Here is a quick roundup of some recent Apache Spark news.
(1) Databricks and Typesafe released results from a survey of 2,136 individuals (mostly developers). Some key findings:
- 13% of respondents run Spark in production, 20% plan to use Spark in 2015
- Most say they expect to use the 82% Spark core to replace MapReduce
- 88% say they use the Scala API
- Respondents split on deployment: 54% deploy Spark standalone, 42% co-located with Hadoop under YARN
- 62% load data from HDFS, 46% from unspecified databases, 41% from Apache Kafka, 29% from Amazon S3
Analysis from GigaOm here. Copy of the report available here (registration required).

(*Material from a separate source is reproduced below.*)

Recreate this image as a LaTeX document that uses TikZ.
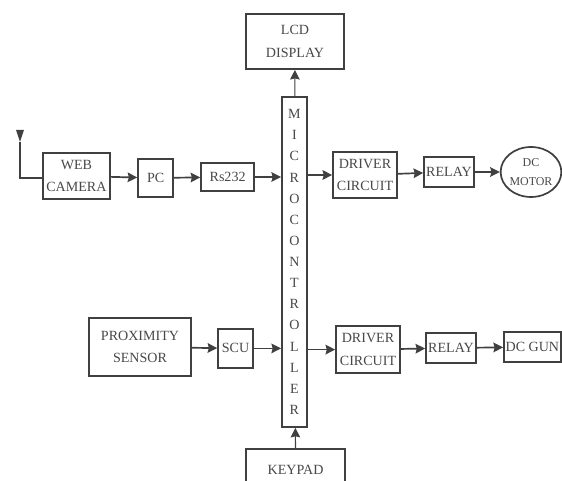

(2) On the Databricks blog, Jeremy Freeman introduces streaming k-means, a capability included in Spark 1.2. Excellent article outlining some of the practical differences between streaming and static analytics.
(3) NewSQL vendor MemSQL announced availability of its Spark Connector, which it claims offers seamless connectivity with Spark. More coverage here, here and here; analysis here.
(4) Learning Spark, by Holden Karau, Andy Konwinski, Patrick Wendell, and Matei Zaharia is now available from O’Reilly Media.
(5) InfoWorld selected Apache Spark (along with 31 other products and open source projects) for its 2015 Technology of the Year Award.